Neither Discover nor the NHL is tinkering much with the recipe from the 2011 game, which drew a 0.9 national rating, consistent with regular-season NHL on NBC broadcasts in January and February, before playoff races heat up.

Bobby Farrelly (left) directs Mike Richter and Cam Neely in a Thanksgiving Showdown spot. The game debuted in 2011.
Photo by: NHL IMAGES
The one major promotional change is the addition of a series of commercials directed by Bobby Farrelly, who co-directed (with his brother Peter) the blockbuster comedy films “There’s Something About Mary” and “Dumb and Dumber.” Bobby Farrelly is a Rhode Island native and Bruins fan who has placed former Bruins star Cam Neely in cameos in some of the Farrelly brothers’ movies.

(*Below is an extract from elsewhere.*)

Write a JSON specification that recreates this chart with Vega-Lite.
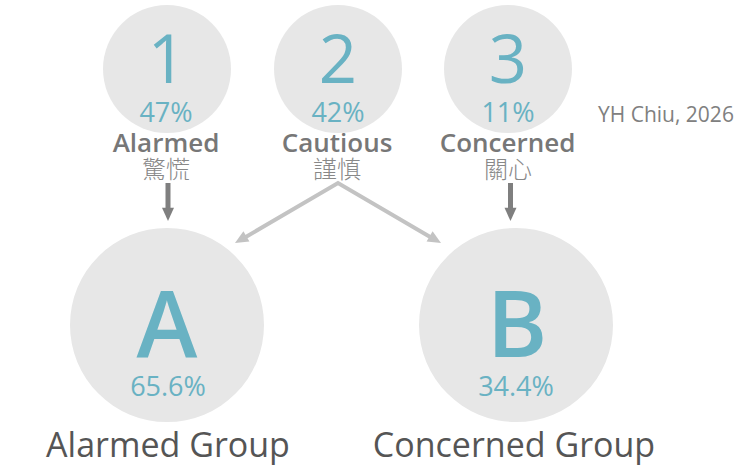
{
  "$schema": "https://vega.github.io/schema/vega-lite/v6.json",
  "width": 742,
  "height": 467,
  "padding": 0,
  "autosize": {"type": "fit", "contains": "padding"},
  "background": "white",
  "config": {"view": {"stroke": null}},
  "datasets": {
    "circles": [
      {"id": "1", "cx": 167, "cy": 69, "group": "top"},
      {"id": "2", "cx": 338, "cy": 69, "group": "top"},
      {"id": "3", "cx": 508, "cy": 69, "group": "top"},
      {"id": "A", "cx": 167, "cy": 325, "group": "bottom"},
      {"id": "B", "cx": 516, "cy": 325, "group": "bottom"}
    ],
    "darkrules": [
      {"x": 168, "y": 183, "y2": 210},
      {"x": 510.5, "y": 183, "y2": 210}
    ],
    "lightline": [
      {"x": 241.5, "y": 239.5, "o": 1},
      {"x": 338, "y": 183, "o": 2},
      {"x": 434.5, "y": 239.5, "o": 3}
    ],
    "heads": [
      {"x": 168, "y": 221, "angle": 0, "style": "dark"},
      {"x": 510.5, "y": 221, "angle": 0, "style": "dark"},
      {"x": 235, "y": 243, "angle": 59.8, "style": "light"},
      {"x": 441, "y": 243, "angle": 300.2, "style": "light"}
    ],
    "texts": [
      {"kind": "digit", "x": 167, "y": 83, "t": "1"},
      {"kind": "digit", "x": 338, "y": 83, "t": "2"},
      {"kind": "digit", "x": 508, "y": 83, "t": "3"},
      {"kind": "pct", "x": 166, "y": 121.5, "t": "47%"},
      {"kind": "pct", "x": 338, "y": 121.5, "t": "42%"},
      {"kind": "pct", "x": 508, "y": 121.5, "t": "11%"},
      {"kind": "en", "x": 166, "y": 151.5, "t": "Alarmed"},
      {"kind": "en", "x": 337, "y": 151.5, "t": "Cautious"},
      {"kind": "en", "x": 507.5, "y": 151.5, "t": "Concerned"},
      {"kind": "zh", "x": 166, "y": 178, "t": "驚慌"},
      {"kind": "zh", "x": 337, "y": 178, "t": "謹慎"},
      {"kind": "zh", "x": 508, "y": 178, "t": "關心"},
      {"kind": "letter", "x": 167, "y": 357, "t": "A"},
      {"kind": "letter", "x": 517, "y": 357, "t": "B"},
      {"kind": "bigpct", "x": 168, "y": 396, "t": "65.6%"},
      {"kind": "bigpct", "x": 516, "y": 396, "t": "34.4%"},
      {"kind": "group", "x": 168, "y": 457, "t": "Alarmed Group"},
      {"kind": "group", "x": 514, "y": 457, "t": "Concerned Group"},
      {"kind": "credit", "x": 598, "y": 122, "t": "YH Chiu, 2026"}
    ]
  },
  "layer": [
    {
      "data": {"name": "circles"},
      "transform": [{"filter": "datum.group == 'top'"}],
      "mark": {"type": "point", "shape": "circle", "filled": true, "size": 16384, "color": "#e7e7e7", "opacity": 1},
      "encoding": {
        "x": {"field": "cx", "type": "quantitative", "scale": {"domain": [0, 742], "nice": false, "zero": false}, "axis": null},
        "y": {"field": "cy", "type": "quantitative", "scale": {"domain": [0, 467], "nice": false, "zero": false, "reverse": true}, "axis": null}
      }
    },
    {
      "data": {"name": "circles"},
      "transform": [{"filter": "datum.group == 'bottom'"}],
      "mark": {"type": "point", "shape": "circle", "filled": true, "size": 37636, "color": "#e7e7e7", "opacity": 1},
      "encoding": {
        "x": {"field": "cx", "type": "quantitative"},
        "y": {"field": "cy", "type": "quantitative"}
      }
    },
    {
      "data": {"name": "darkrules"},
      "mark": {"type": "rule", "color": "#7f7f7f", "strokeWidth": 5},
      "encoding": {
        "x": {"field": "x", "type": "quantitative"},
        "y": {"field": "y", "type": "quantitative"},
        "y2": {"field": "y2"}
      }
    },
    {
      "data": {"name": "lightline"},
      "mark": {"type": "line", "color": "#c3c3c3", "strokeWidth": 4, "strokeJoin": "miter"},
      "encoding": {
        "x": {"field": "x", "type": "quantitative"},
        "y": {"field": "y", "type": "quantitative"},
        "order": {"field": "o", "type": "quantitative"}
      }
    },
    {
      "data": {"name": "heads"},
      "transform": [{"filter": "datum.style == 'dark'"}],
      "mark": {"type": "point", "shape": "M-1,-2.2L1,-2.2L0,0Z", "filled": true, "size": 144, "color": "#7f7f7f", "opacity": 1},
      "encoding": {
        "x": {"field": "x", "type": "quantitative"},
        "y": {"field": "y", "type": "quantitative"},
        "angle": {"field": "angle", "type": "quantitative", "scale": null}
      }
    },
    {
      "data": {"name": "heads"},
      "transform": [{"filter": "datum.style == 'light'"}],
      "mark": {"type": "point", "shape": "M-1,-2.2L1,-2.2L0,0Z", "filled": true, "size": 144, "color": "#c3c3c3", "opacity": 1},
      "encoding": {
        "x": {"field": "x", "type": "quantitative"},
        "y": {"field": "y", "type": "quantitative"},
        "angle": {"field": "angle", "type": "quantitative", "scale": null}
      }
    },
    {
      "data": {"name": "texts"},
      "transform": [{"filter": "datum.kind == 'digit'"}],
      "mark": {"type": "text", "font": "Open Sans", "fontSize": 67, "fontWeight": 400, "color": "#69b2c3", "align": "center", "baseline": "alphabetic"},
      "encoding": {"x": {"field": "x", "type": "quantitative"}, "y": {"field": "y", "type": "quantitative"}, "text": {"field": "t"}}
    },
    {
      "data": {"name": "texts"},
      "transform": [{"filter": "datum.kind == 'pct' || datum.kind == 'bigpct'"}],
      "mark": {"type": "text", "font": "Open Sans", "fontSize": 27, "fontWeight": 400, "color": "#69b2c3", "align": "center", "baseline": "alphabetic"},
      "encoding": {"x": {"field": "x", "type": "quantitative"}, "y": {"field": "y", "type": "quantitative"}, "text": {"field": "t"}}
    },
    {
      "data": {"name": "texts"},
      "transform": [{"filter": "datum.kind == 'en'"}],
      "mark": {"type": "text", "font": "Open Sans", "fontSize": 26, "fontWeight": 600, "color": "#777777", "align": "center", "baseline": "alphabetic"},
      "encoding": {"x": {"field": "x", "type": "quantitative"}, "y": {"field": "y", "type": "quantitative"}, "text": {"field": "t"}}
    },
    {
      "data": {"name": "texts"},
      "transform": [{"filter": "datum.kind == 'zh'"}],
      "mark": {"type": "text", "font": "Noto Sans CJK TC", "fontSize": 24, "fontWeight": 300, "color": "#888888", "align": "center", "baseline": "alphabetic"},
      "encoding": {"x": {"field": "x", "type": "quantitative"}, "y": {"field": "y", "type": "quantitative"}, "text": {"field": "t"}}
    },
    {
      "data": {"name": "texts"},
      "transform": [{"filter": "datum.kind == 'letter'"}],
      "mark": {"type": "text", "font": "Open Sans", "fontSize": 92, "fontWeight": 600, "color": "#69b2c3", "align": "center", "baseline": "alphabetic"},
      "encoding": {"x": {"field": "x", "type": "quantitative"}, "y": {"field": "y", "type": "quantitative"}, "text": {"field": "t"}}
    },
    {
      "data": {"name": "texts"},
      "transform": [{"filter": "datum.kind == 'group'"}],
      "mark": {"type": "text", "font": "Open Sans", "fontSize": 34, "fontWeight": 400, "color": "#555555", "align": "center", "baseline": "alphabetic"},
      "encoding": {"x": {"field": "x", "type": "quantitative"}, "y": {"field": "y", "type": "quantitative"}, "text": {"field": "t"}}
    },
    {
      "data": {"name": "texts"},
      "transform": [{"filter": "datum.kind == 'credit'"}],
      "mark": {"type": "text", "font": "Open Sans", "fontSize": 21, "fontWeight": 400, "color": "#808080", "align": "left", "baseline": "alphabetic"},
      "encoding": {"x": {"field": "x", "type": "quantitative"}, "y": {"field": "y", "type": "quantitative"}, "text": {"field": "t"}}
    }
  ]
}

Neely, former Rangers goaltender Mike Richter and Boston-based actor Lenny Clarke (“Rescue Me”) are featured in the ads, which show Bruins and Rangers fans carrying their teams’ rivalry to Thanksgiving dinner. One of the commercials includes this exchange between family members at the table:

Bruins fan: “You don’t remember Bobby Orr flying through the air?”

Rangers fan: “He took a dive!”

Then Neely and Richter arrive at the house with dessert. Neely brings a Boston cream pie; Richter has a New York cheesecake.

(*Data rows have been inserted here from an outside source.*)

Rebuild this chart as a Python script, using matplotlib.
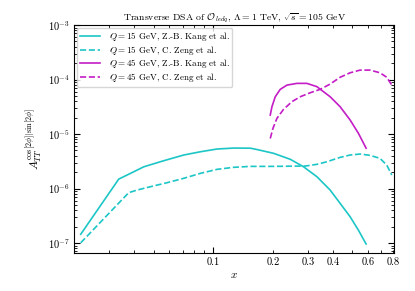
import matplotlib
matplotlib.use("Agg")
import matplotlib.pyplot as plt
from matplotlib.ticker import LogLocator, FixedLocator, FuncFormatter, NullFormatter

plt.rcParams['font.family'] = 'serif'
plt.rcParams['font.serif'] = ['cmr10', 'DejaVu Serif']
plt.rcParams['mathtext.fontset'] = 'cm'
plt.rcParams['axes.formatter.use_mathtext'] = True
plt.rcParams['axes.unicode_minus'] = False

# Data
x_q15_kang = [0.0215, 0.0334, 0.0383, 0.0447, 0.0563, 0.0709, 0.0861, 0.1044, 0.1265, 0.1535,
              0.1658, 0.2009, 0.2438, 0.2843, 0.332, 0.387, 0.4346, 0.488, 0.537, 0.5873]
y_q15_kang = [1.45e-7, 1.49e-6, 1.90e-6, 2.51e-6, 3.24e-6, 4.12e-6, 4.73e-6, 5.31e-6, 5.53e-6, 5.5e-6,
              5.2e-6, 4.43e-6, 3.44e-6, 2.51e-6, 1.65e-6, 9.4e-7, 5.35e-7, 3.04e-7, 1.73e-7, 9.6e-8]

x_q15_zeng = [0.0215, 0.0375, 0.0414, 0.0482, 0.0585, 0.0709, 0.0861, 0.1044, 0.1265, 0.1535,
              0.2009, 0.2915, 0.332, 0.3726, 0.4346, 0.488, 0.548, 0.615, 0.690, 0.746, 0.791]
y_q15_zeng = [1.01e-7, 8.4e-7, 9.4e-7, 1.08e-6, 1.28e-6, 1.54e-6, 1.90e-6, 2.25e-6, 2.45e-6, 2.55e-6,
              2.55e-6, 2.59e-6, 2.78e-6, 3.10e-6, 3.73e-6, 4.12e-6, 4.30e-6, 4.06e-6, 3.58e-6, 2.70e-6, 1.77e-6]

x_q45_kang = [0.1934, 0.1972, 0.2049, 0.2171, 0.2346, 0.2633, 0.2957, 0.3320, 0.3872, 0.4346,
              0.4880, 0.5374, 0.5873]
y_q45_kang = [2.23e-5, 3.17e-5, 4.83e-5, 6.6e-5, 7.9e-5, 8.5e-5, 8.5e-5, 7.4e-5, 4.83e-5, 3.17e-5,
              1.81e-5, 1.03e-5, 5.5e-6]

x_q45_zeng = [0.1934, 0.1995, 0.2089, 0.2256, 0.2485, 0.2736, 0.3072, 0.3449, 0.3872, 0.4346,
              0.488, 0.548, 0.615, 0.690, 0.746, 0.791]
y_q45_zeng = [8.3e-6, 1.27e-5, 1.94e-5, 2.84e-5, 3.92e-5, 4.83e-5, 5.72e-5, 6.6e-5, 8.26e-5, 1.10e-4,
              1.33e-4, 1.49e-4, 1.49e-4, 1.33e-4, 1.10e-4, 7.9e-5]

labels = [r'$Q=15$ GeV, Z.-B. Kang et al.', r'$Q=15$ GeV, C. Zeng et al.',
          r'$Q=45$ GeV, Z.-B. Kang et al.', r'$Q=45$ GeV, C. Zeng et al.']
xtick_vals = [0.1, 0.2, 0.3, 0.4, 0.6, 0.8]

fig = plt.figure(figsize=(4.15, 2.91), dpi=100)
ax = fig.add_axes([0.1795, 0.131, 0.7695, 0.783])

cyan = '#1cc6c6'
mag = '#c41cc6'
ax.plot(x_q15_kang, y_q15_kang, '-', color=cyan, lw=1.2, label=labels[0])
ax.plot(x_q15_zeng, y_q15_zeng, '--', color=cyan, lw=1.2, label=labels[1])
ax.plot(x_q45_kang, y_q45_kang, '-', color=mag, lw=1.2, label=labels[2])
ax.plot(x_q45_zeng, y_q45_zeng, '--', color=mag, lw=1.2, label=labels[3])

ax.set_xscale('log')
ax.set_yscale('log')
ax.set_xlim(0.02, 0.81)
ax.set_ylim(6.6e-8, 1e-3)

ax.xaxis.set_major_locator(FixedLocator([0.1]))
ax.xaxis.set_major_formatter(FuncFormatter(lambda v, p: f'{v:g}'))
ax.xaxis.set_minor_locator(LogLocator(base=10, subs=range(2, 10), numticks=20))
ax.xaxis.set_minor_formatter(FuncFormatter(
    lambda v, p: f'{v:.1f}' if any(abs(v - t) < 1e-6 for t in xtick_vals) else ''))
ax.yaxis.set_major_locator(LogLocator(base=10, numticks=20))
ax.yaxis.set_minor_locator(LogLocator(base=10, subs=range(2, 10), numticks=20))
ax.yaxis.set_minor_formatter(NullFormatter())

ax.tick_params(which='both', direction='in', top=True, right=True, labelsize=7.5)
ax.tick_params(which='major', length=4, width=0.8)
ax.tick_params(which='minor', length=2.2, width=0.6)

ax.set_xlabel(r'$x$', fontsize=8, labelpad=2)
ax.set_ylabel(r'$A_{TT}^{\cos[2\phi]|\sin[2\phi]}$', fontsize=8.5, labelpad=2)
ax.set_title(r'Transverse DSA of $\mathcal{O}_{ledq}$, $\Lambda=1$ TeV, $\sqrt{s}=105$ GeV',
             fontsize=7, pad=3)

ax.legend(loc='upper left', fontsize=6.5, frameon=True, framealpha=0.8,
          borderaxespad=0.3, handlelength=2.2, handletextpad=1.0, labelspacing=0.05,
          borderpad=0.3)

fig.savefig('out.png', dpi=100)
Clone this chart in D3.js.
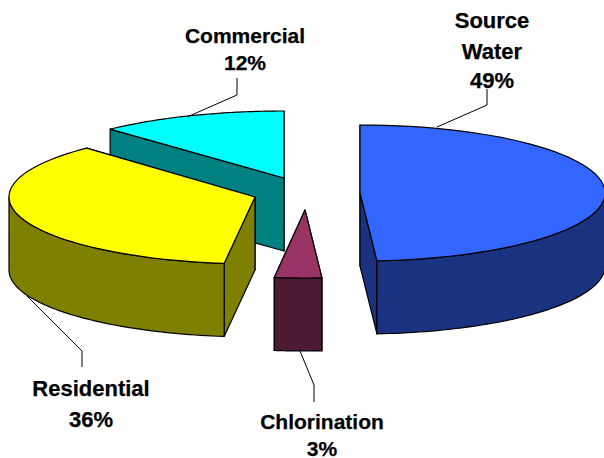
<!DOCTYPE html>
<html lang="en">
<head>
<meta charset="UTF-8">
<title>3d-pie</title>
<script src="https://cdn.jsdelivr.net/npm/d3@7"></script>
<style>
    html, body { margin: 0; padding: 0; background: #fff; overflow: hidden; }
    svg { display: block; }
    text { font-family: "Liberation Sans", Arial, sans-serif; font-weight: bold; fill: #000; stroke: #000; stroke-width: 0.25; }
</style>
</head>
<body>
<svg id="chart"></svg>
<script>
    // data (slices, labels are the rounded figures)
    var categories = ['Source Water', 'Chlorination', 'Residential', 'Commercial'];
    var values = [48.9, 3.1, 36, 12];

    // layout, one entry per slice (pie is exploded by hand in the original)
    var width = 604, height = 458;
    var depth = 73;
    var centerX = [360, 305, 255, 284];
    var centerY = [193, 210, 197, 178];
    var radiusX = [245, 245, 246, 254];
    var radiusY = [68, 68, 67, 67];
    var topColors = ['#3366ff', '#993366', '#ffff00', '#00ffff'];
    var sideColors = ['#1a3380', '#4d1a33', '#808000', '#008080'];
    var drawOrder = [3, 1, 2, 0];

    // label lines and leader lines
    var labelLines = [['Source', 'Water', '49%'], ['Chlorination', '3%'], ['Residential', '36%'], ['Commercial', '12%']];
    var labelX = [492, 322, 91, 245];
    var labelY = [[28, 59, 88], [429, 456], [396, 427], [43, 70]];
    var labelSize = [22, 21, 22, 21];
    var leaders = [
        [[437, 127], [487, 105], [487, 89]],
        [[300, 351], [314, 385], [314, 402]],
        [[27, 296], [82, 351], [82, 367]],
        [[187, 117], [237, 95], [237, 78]]
    ];

    var svg = d3.select('#chart').attr('width', width).attr('height', height);

    var pie = d3.pie().sort(null).startAngle(0).endAngle(2 * Math.PI);
    var arcs = pie(values);

    function project(i, a, drop) {
        return [
            centerX[i] + radiusX[i] * Math.sin(a),
            centerY[i] - radiusY[i] * Math.cos(a) + (drop || 0)
        ];
    }

    function arcPoints(i, a0, a1, drop) {
        return d3.range(0, 61).map(function (k) {
            return project(i, a0 + (a1 - a0) * k / 60, drop);
        });
    }

    var line = d3.line();

    function drawFace(g, points, fill) {
        g.append('path')
            .attr('d', line(points) + 'Z')
            .attr('fill', fill)
            .attr('stroke', '#000')
            .attr('stroke-width', 1.2)
            .attr('stroke-linejoin', 'round');
    }

    drawOrder.forEach(function (i) {
        var d = arcs[i];
        var g = svg.append('g').attr('class', 'slice');
        var apex = [centerX[i], centerY[i]];
        var apexDown = [centerX[i], centerY[i] + depth];

        // the two cut faces, the one further back first
        [d.startAngle, d.endAngle]
            .sort(function (a, b) { return Math.cos(b) - Math.cos(a); })
            .forEach(function (a) {
                drawFace(g, [apex, project(i, a), project(i, a, depth), apexDown], sideColors[i]);
            });

        // outer wall, only the part that faces the viewer
        var a0 = Math.max(d.startAngle, Math.PI / 2);
        var a1 = Math.min(d.endAngle, 3 * Math.PI / 2);
        if (a1 > a0) {
            drawFace(g, arcPoints(i, a0, a1).concat(arcPoints(i, a1, a0, depth)), sideColors[i]);
        }

        // top
        drawFace(g, [apex].concat(arcPoints(i, d.startAngle, d.endAngle)), topColors[i]);
    });

    // leaders
    svg.selectAll('path.leader')
        .data(leaders)
        .enter()
        .append('path')
        .attr('class', 'leader')
        .attr('d', function (d) { return line(d); })
        .attr('fill', 'none')
        .attr('stroke', '#000')
        .attr('stroke-width', 1);

    // labels
    labelLines.forEach(function (lines, i) {
        svg.selectAll('text.l' + i)
            .data(lines)
            .enter()
            .append('text')
            .attr('class', 'l' + i)
            .attr('text-anchor', 'middle')
            .attr('font-size', labelSize[i])
            .attr('x', labelX[i])
            .attr('y', function (d, k) { return labelY[i][k]; })
            .text(function (d) { return d; });
    });
</script>
</body>
</html>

“It’s a light-hearted look at a typical Thanksgiving dinner at the home of passionate NHL fans,” said Bill Bergofin, senior vice president of marketing for NBC Sports Group.

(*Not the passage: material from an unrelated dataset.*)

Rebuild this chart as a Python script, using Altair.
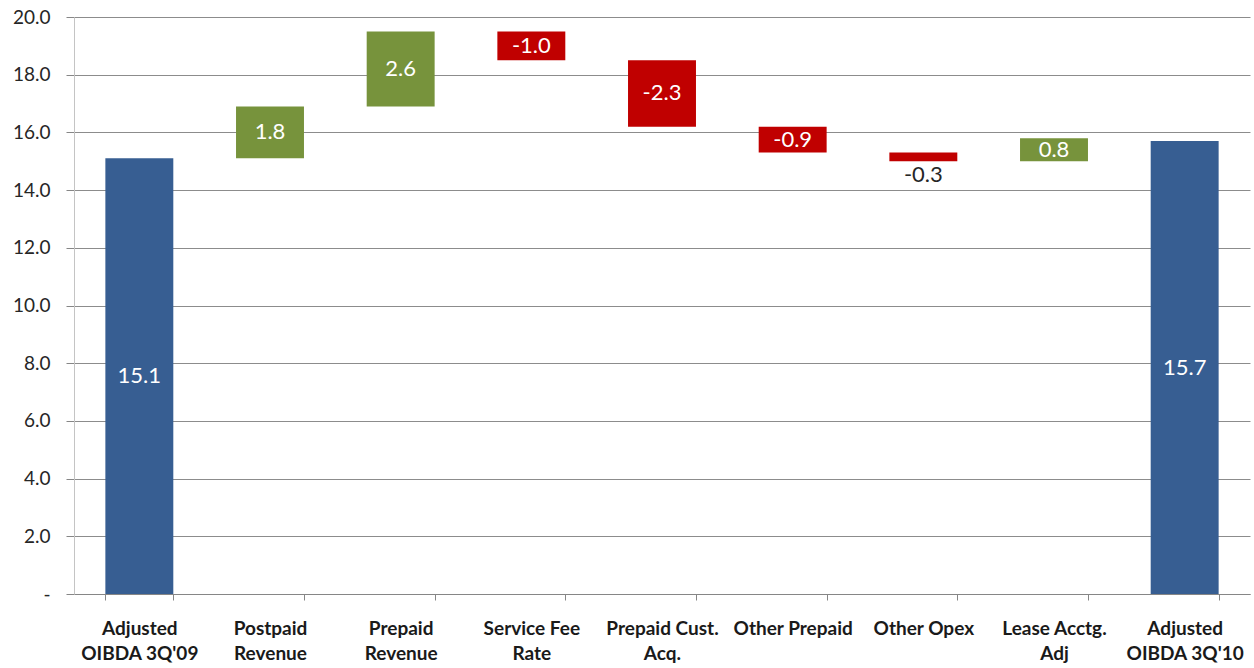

The ad series includes three 30-second spots and two 15-second spots and started running earlier this month across the TV, digital and social platforms of the NBC family of networks, along with NHL.com and NHL Social. The creative was developed by the NHL and NBC Sports, in consultation with Farrelly’s production company, Rabbit.

A float in the Macy’s Thanksgiving Day Parade will promote the game.
Photo by: NHL IMAGES
Neely and Richter will ride on a Macy’s Thanksgiving Day Parade float that will promote the game. The 36-by-20-foot float, returning from its use in 2011, is themed “Frozen Fall Fun” and also will have young hockey players skating on a synthetic rink, with a 12-foot-tall turkey framing a goal.

“The parade [airing on NBC] is seen by more than 40 million people every year,” Jennings said. “That’s a big opportunity to promote the Showdown and the NHL.”

The game airs at 1 p.m. ET and is NBC’s first NHL telecast of the season. The network’s next broadcast is the Winter Classic on Jan. 1, and its steady schedule of weekend games begins Jan. 19.

“The game is a bit of a perfect storm for us,” said Sam Flood, executive producer of NBC Sports and NBC Sports Network. “The event is a genuine tradition in the city of Boston, the day has a built-in sports audience, and we can use our Thanksgiving night NFL game to help promote our NHL coverage the following day.”

The Bruins will have hosted the first two Thanksgiving Showdown games and have a history of playing matinee home games the day after Thanksgiving. However, the NHL is not committing to Boston as the annual site of the event, similar to how Detroit and Dallas are regular hosts for NFL games on Thanksgiving Day.

“There’s nothing set in stone,” Jennings said. “We want to maintain some scheduling flexibility.”